Dealing with imperfection: even if something is partially wrong or in error or even just disliked, it doesn’t mean that we can’t learn something from it……
As a general principle, given that we are in a process of re-establishing a culture of beauty, I would generally advocate a conservative approach to what goes in our churches at the moment. However,…. flexibility and adaptability underpinned by good discernment is the source of richness and vigor in Christian culture. …No doubt along the way there were innovations … that were rejected as a whole, but nonetheless contributed something to what eventually became … acceptable.

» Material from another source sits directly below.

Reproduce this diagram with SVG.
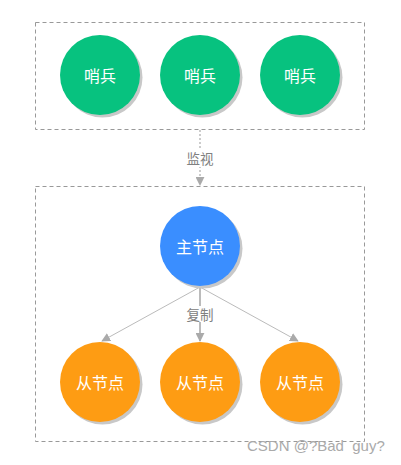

These are adapted excerpts the full article is here: Some Thoughts About Criticism
A final disclaimer. I do not claim I get the balance and the tone perfectly. This post is not written from on high, from one who is perfect, to those who are not. Rather this is for “us” who interact on this relatively new medium of the Internet where the face and person on the other side of the screen are not seen. Yet those with whom we interact ARE human persons. In recent months I have been increasingly bothered at the tone of some incoming comments, most of which I had to delete, and you never saw. Some of them were just plain unkind, others hypercritical, still others rude and riddled with personal attack. Some others were clearly only an attack, and not a request for real discussion. Some were directed personally at me, others at some of the commentators here. Still others were mean-spirited attacks at the bishops, those who prefer other permitted liturgical forms, or those who come from a different theological tradition within the Church than they.
I will say that some of these comments cause me great personal grief, whether for myself or those who are unfairly or excessively attacked. So for us all, whom Christ loves, and for whom he died, let’s consider that the one on the other side of the screen is a human person, worthy of respect. And to be clear, most of us don’t need this post in an absolute sense, but just as a gentle reminder. God bless you.